そこには食事の内容、時間、ブラッシングの方法、入浴のさせかた、運動のしかたなどが記されていましたが、その中に『知的な人間に接するのとまったく同じように接すること』というタイトルの一連の注意書きもありました。
たとえば、
「いかなるときも、見くびった態度で接しないこと」
「幼児ことばを使わないこと」
「決して本心ではないうわべだけのことばをかけないこと」
などということが事細かく記されていて、その最後に
「毎日、ためになる本を読んで聞かせること」
と書かれていました。
このようにしてアレン氏とストロングハートとの共同生活がはじまりましたが、イヌはヒトの思いをコトバ以前のところで正確に判断出来るが、ヒトの方がイヌの思いや伝えたいメッセージをとらえることが出来ないでいるということに気がつきます。
そこから、アレンさんの異種間コミュニケーションの探求がはじまり、どうしたらヒトと他の生物が心をかよわせ、お互いを正しく理解しあえるのか、そんなコミュニケーションを妨げているのは、いったいヒトの何なのか…、などを学びはじめたのです。
『大丈夫・そのまま ~自分が自分に帰る旅 (大敬先生《しあわせ通信》第九集)』本心庵
この本には続けて、アレン氏がハエ(あの飛んでいるハエ)と仲良くなる話があったが、それがとても興味深かった。
心の中でハエ(フレディと名付けた)に呼びかけると、いつでも自分のところに飛んでくるようになり、問いかけるとそれに対しても答えたという。
例えば、「君は私の世界で何をしようとしているのか」とフレディに聞くと、「あなたはボクの世界で何をしようとしているのか」という返事があった。

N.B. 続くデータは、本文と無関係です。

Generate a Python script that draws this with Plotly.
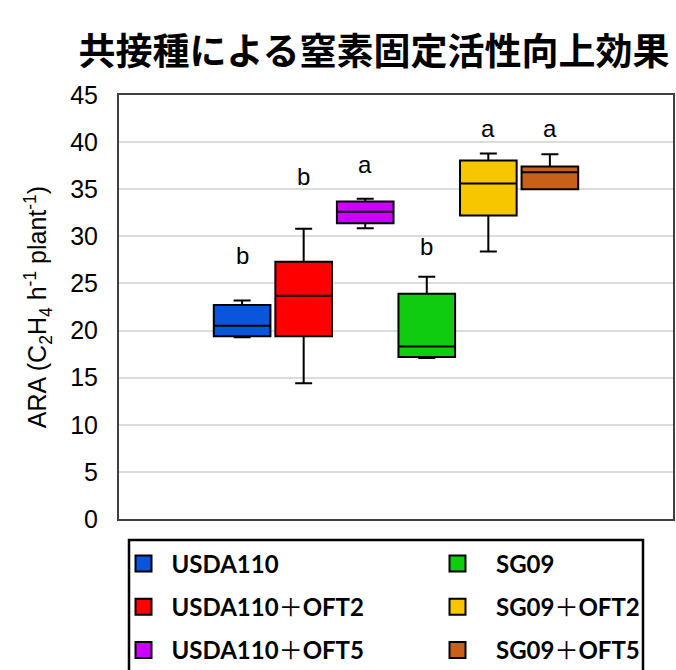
import plotly.graph_objects as go

# Treatments (inoculation combinations)
groups = ["USDA110", "USDA110＋OFT2", "USDA110＋OFT5", "SG09", "SG09＋OFT2", "SG09＋OFT5"]
# Box statistics of ARA per treatment
lower = [19.3, 14.4, 30.85, 17.1, 28.4, 35.0]
q1 = [19.4, 19.4, 31.4, 17.2, 32.2, 35.0]
median = [20.5, 23.7, 32.6, 18.3, 35.6, 36.8]
q3 = [22.7, 27.3, 33.7, 23.9, 38.05, 37.4]
upper = [23.2, 30.8, 34.0, 25.7, 38.8, 38.7]
# Significance letters
letters = ["b", "b", "a", "b", "a", "a"]
y_ticks = [0, 5, 10, 15, 20, 25, 30, 35, 40, 45]

colors = ["#0A55DC", "#FF0000", "#CC00FF", "#10CC10", "#F7C600", "#C8601A"]
positions = [1, 2, 3, 4, 5, 6]
letter_y = [28.0, 36.3, 37.6, 28.9, 41.4, 41.4]
legend_of = ["legend", "legend", "legend", "legend2", "legend2", "legend2"]

# plot-area geometry in pixels, used to place the legends below the axes
W, H = 676, 670
PLOT_L, PLOT_W, PLOT_B, PLOT_H = 119, 554, 519, 424


def px_x(px):
    return (px - PLOT_L) / PLOT_W


def px_y(px):
    return -(px - PLOT_B) / PLOT_H


fig = go.Figure()

for i, name in enumerate(groups):
    fig.add_trace(go.Box(
        x=[positions[i]],
        q1=[q1[i]], median=[median[i]], q3=[q3[i]],
        lowerfence=[lower[i]], upperfence=[upper[i]],
        name=name,
        width=0.92,
        whiskerwidth=0.3,
        fillcolor=colors[i],
        line=dict(color="#000000", width=2),
        showlegend=False,
        hoverinfo="skip",
    ))

# Legend keys: filled squares with black outline
for i, name in enumerate(groups):
    label = name.replace("＋", '<span style="font-weight:normal">＋</span>')
    fig.add_trace(go.Scatter(
        x=[None], y=[None],
        mode="markers",
        marker=dict(symbol="square", size=16, color=colors[i],
                    line=dict(color="#000000", width=2)),
        name=label,
        legend=legend_of[i],
        legendgroup="g%d" % i,
        showlegend=True,
    ))

for i, t in enumerate(letters):
    fig.add_annotation(
        x=positions[i], y=letter_y[i], xref="x", yref="y",
        text=t, showarrow=False,
        font=dict(family="Liberation Sans, Arial", size=24, color="#000000"),
        xanchor="center", yanchor="middle",
    )

legend_style = dict(
    orientation="v",
    font=dict(family="Lato, Open Sans, Noto Sans CJK JP", size=24, color="#000000", weight="bold"),
    bgcolor="rgba(0,0,0,0)",
    borderwidth=0,
    tracegroupgap=9,
    xanchor="left",
    yanchor="top",
    itemsizing="trace",
)

fig.update_layout(
    width=W, height=H,
    margin=dict(l=PLOT_L, r=W - PLOT_L - PLOT_W, t=PLOT_B - PLOT_H,
                b=H - PLOT_B, pad=0, autoexpand=False),
    paper_bgcolor="#ffffff",
    plot_bgcolor="#ffffff",
    title=dict(
        text="共接種による窒素固定活性向上効果",
        font=dict(family="Noto Sans CJK JP", size=37, color="#000000", weight="bold"),
        x=374 / W, xref="container", xanchor="center",
        y=1 - 52 / H, yref="container", yanchor="middle",
    ),
    xaxis=dict(
        range=[-1, 8],
        showticklabels=False, ticks="",
        showgrid=False, zeroline=False,
        showline=True, mirror=True, linecolor="#404040", linewidth=2,
    ),
    yaxis=dict(
        range=[0, 45],
        tickvals=y_ticks,
        tickfont=dict(family="Liberation Sans, Arial", size=25, color="#000000"),
        ticks="", ticklabelstandoff=14,
        showgrid=True, gridcolor="#DCDCDC", gridwidth=2,
        zeroline=False,
        showline=True, mirror=True, linecolor="#404040", linewidth=2,
        title=dict(
            text="ARA (C<sub>2</sub>H<sub>4</sub> h<sup>-1</sup> plant<sup>-1</sup>)",
            font=dict(family="Liberation Sans, Arial", size=25, color="#000000"),
            standoff=16,
        ),
    ),
    legend=dict(x=px_x(115.5), y=px_y(541.5), itemwidth=46, **legend_style),
    legend2=dict(x=px_x(419), y=px_y(541.5), itemwidth=67, **legend_style),
    showlegend=True,
)

# Frame around the legend
fig.add_shape(
    type="rect", xref="paper", yref="paper",
    x0=px_x(129), x1=px_x(643),
    y0=px_y(540), y1=px_y(720),
    line=dict(color="#000000", width=2.5),
    fillcolor="rgba(0,0,0,0)",
    layer="above",
)

fig.write_html("out.html")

つまり、こちらの態度がそのまま鏡のように反射されてかえってくるのだそうだ。
この世は鏡のようなもの、とよく言われる。
誰かに嫌な仕打ちをすれば、嫌な仕打ちが返ってくる。
罵(ののし)ったり、怒鳴ったりすれば、どこかで、罵られたり、怒鳴られたりする場面に出会うようになっている。

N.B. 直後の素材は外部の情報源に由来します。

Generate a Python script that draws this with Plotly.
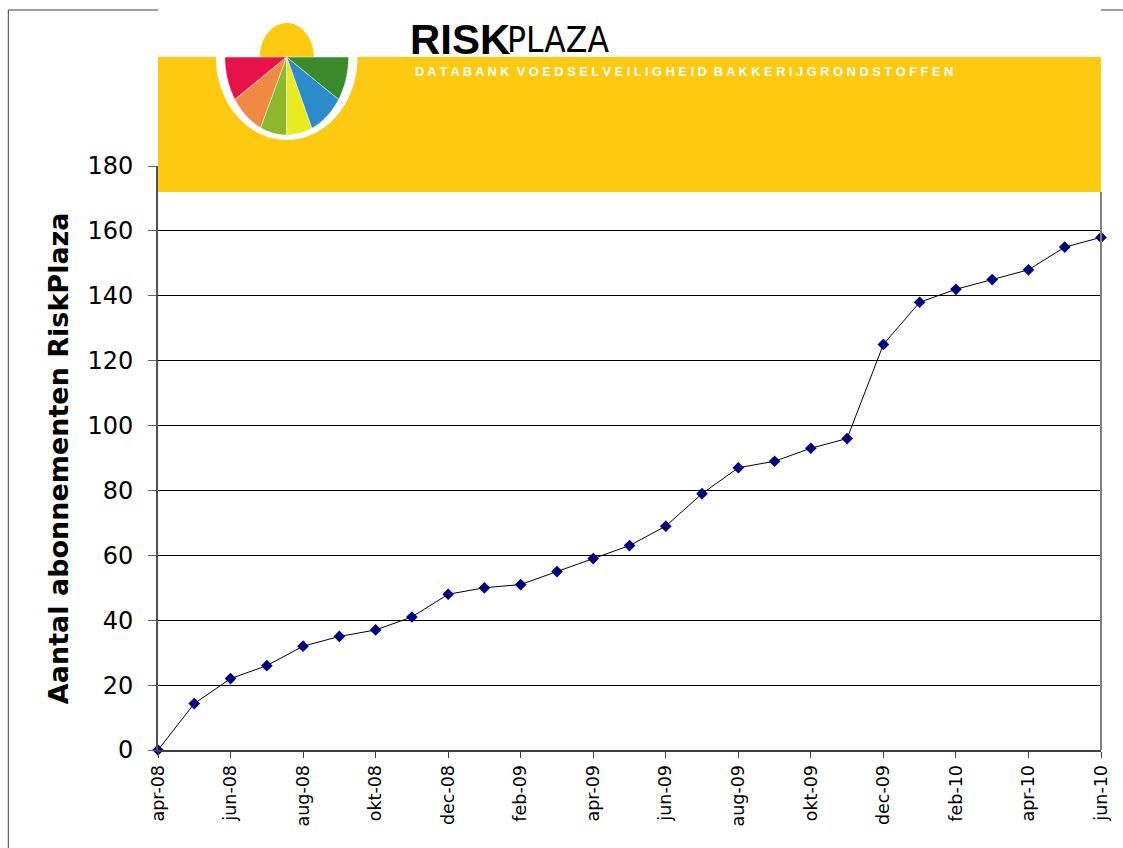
import numpy as np
import plotly.graph_objects as go

months = ["apr-08", "mei-08", "jun-08", "jul-08", "aug-08", "sep-08", "okt-08", "nov-08", "dec-08",
          "jan-09", "feb-09", "mrt-09", "apr-09", "mei-09", "jun-09", "jul-09", "aug-09", "sep-09",
          "okt-09", "nov-09", "dec-09", "jan-10", "feb-10", "mrt-10", "apr-10", "mei-10", "jun-10"]
subscriptions = [0, 14.3, 22, 26, 32, 35, 37, 41, 48,
                 50, 51, 55, 59, 63, 69, 79, 87, 89,
                 93, 96, 125, 138, 142, 145, 148, 155, 158]
tick_labels = months[::2]
y_title = "Aantal abonnementen RiskPlaza"
brand_bold = "RISK"
brand_light = "PLAZA"
brand_sub = "DATABANK VOEDSELVEILIGHEID BAKKERIJGRONDSTOFFEN"

W, H = 1123, 848
L, R, T, B = 158, 1103, 166, 750


def px(x):
    return (x - L) / (R - L)


def py(y):
    return (B - y) / (B - T)


def poly(points):
    return "M " + " L ".join(f"{px(x):.5f},{py(y):.5f}" for x, y in points) + " Z"


fig = go.Figure()
fig.add_trace(go.Scatter(
    x=months, y=subscriptions, mode="lines+markers",
    line=dict(color="black", width=1),
    marker=dict(symbol="diamond", size=9, color="#000080"),
    showlegend=False, cliponaxis=False,
))

YEL = "#FDC911"
shapes = []
# outer frame fragments
shapes.append(dict(type="line", xref="paper", yref="paper", x0=px(8), x1=px(8), y0=py(10), y1=py(860),
                   line=dict(color="#404040", width=1)))
shapes.append(dict(type="line", xref="paper", yref="paper", x0=px(8), x1=px(158), y0=py(10), y1=py(10),
                   line=dict(color="#404040", width=1)))
shapes.append(dict(type="line", xref="paper", yref="paper", x0=px(1103), x1=px(1125), y0=py(10), y1=py(10),
                   line=dict(color="#404040", width=1)))
# right border of plot
shapes.append(dict(type="line", xref="paper", yref="paper", x0=1, x1=1, y0=0, y1=py(192),
                   line=dict(color="#808080", width=2)))
# sun
cx, cy = 287, 57
sun = [(cx + 27 * np.cos(t), cy - 34 * np.sin(t)) for t in np.linspace(0, np.pi, 40)]
shapes.append(dict(type="path", xref="paper", yref="paper", path=poly(sun),
                   fillcolor=YEL, line=dict(width=0), layer="above"))
# banner
shapes.append(dict(type="rect", xref="paper", yref="paper", x0=px(158), x1=px(1103), y0=py(192), y1=py(57),
                   fillcolor=YEL, line=dict(width=0), layer="above"))
# white rim of pie
rim = [(cx + 71 * np.cos(t), cy + 83 * np.sin(t)) for t in np.linspace(0, np.pi, 60)]
shapes.append(dict(type="path", xref="paper", yref="paper", path=poly(rim),
                   fillcolor="white", line=dict(width=0), layer="above"))
# wedges (angles measured from the left horizontal, going down)
wedge_colors = ["#E8124B", "#F08A42", "#8DB92A", "#E8EA22", "#2C8BCB", "#3B8A2B"]
bounds = [0, 33, 65, 90, 114, 147, 180]
for i, col in enumerate(wedge_colors):
    a0, a1 = np.radians(180 - bounds[i]), np.radians(180 - bounds[i + 1])
    pts = [(cx, cy)] + [(cx + 62 * np.cos(t), cy + 78 * np.sin(t)) for t in np.linspace(a0, a1, 20)]
    shapes.append(dict(type="path", xref="paper", yref="paper", path=poly(pts),
                       fillcolor=col, line=dict(color="white", width=0.5), layer="above"))

annotations = [
    dict(text=f"<b>{y_title}</b>", xref="paper", yref="paper", x=px(58), y=py(458), textangle=-90,
         showarrow=False, font=dict(family="DejaVu Sans", size=27, color="black"),
         xanchor="center", yanchor="middle"),
    dict(text=f"<b>{brand_bold}</b>", xref="paper", yref="paper", x=px(409), y=py(40),
         showarrow=False, font=dict(family="Liberation Sans", size=42, color="black"),
         xanchor="left", yanchor="middle"),
    dict(text=brand_light, xref="paper", yref="paper", x=px(506), y=py(40),
         showarrow=False, font=dict(family="DejaVu Sans Condensed, Liberation Sans", size=35, color="black"),
         xanchor="left", yanchor="middle"),
    dict(text="<b>" + "\u00a0\u00a0".join(" ".join(w) for w in brand_sub.split()) + "</b>",
         xref="paper", yref="paper", x=px(414), y=py(72),
         showarrow=False, font=dict(family="Liberation Sans", size=12.8, color="white"),
         xanchor="left", yanchor="middle"),
]

fig.update_layout(
    width=W, height=H,
    margin=dict(l=L, r=W - R, t=T, b=H - B, pad=0),
    paper_bgcolor="white", plot_bgcolor="white",
    shapes=shapes, annotations=annotations,
    xaxis=dict(type="category", range=[0, len(months) - 1], tickmode="array",
               tickvals=tick_labels, ticktext=tick_labels, tickangle=-90,
               tickfont=dict(family="DejaVu Sans", size=17.5, color="black"),
               ticks="outside", ticklen=6, tickcolor="#404040",
               showgrid=False, showline=True, linecolor="#404040", linewidth=2, zeroline=False),
    yaxis=dict(range=[0, 180], tickmode="array", tickvals=list(range(0, 181, 20)),
               tickfont=dict(family="DejaVu Sans", size=24, color="black"),
               ticks="outside", ticklen=8, tickcolor="#606060", ticklabelstandoff=10,
               showgrid=True, gridcolor="black", gridwidth=1,
               showline=True, linecolor="#505050", linewidth=2, zeroline=False),
)

fig.write_html(
    "out.html",
    config={"displayModeBar": False},
    post_script="document.body.style.margin='0';document.body.style.overflow='hidden';",
)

ことばがわからない赤ちゃんだから、寝たきりで話しかけても反応しない病人だから、赤ちゃん言葉を使ったり、見くびった態度で接したり、うわべだけで接したりしていると、それは必ず自分に返ってくる。
「毎日、ためになる本を読んで聞かせること」
紳士淑女として接すれば、紳士淑女として遇される。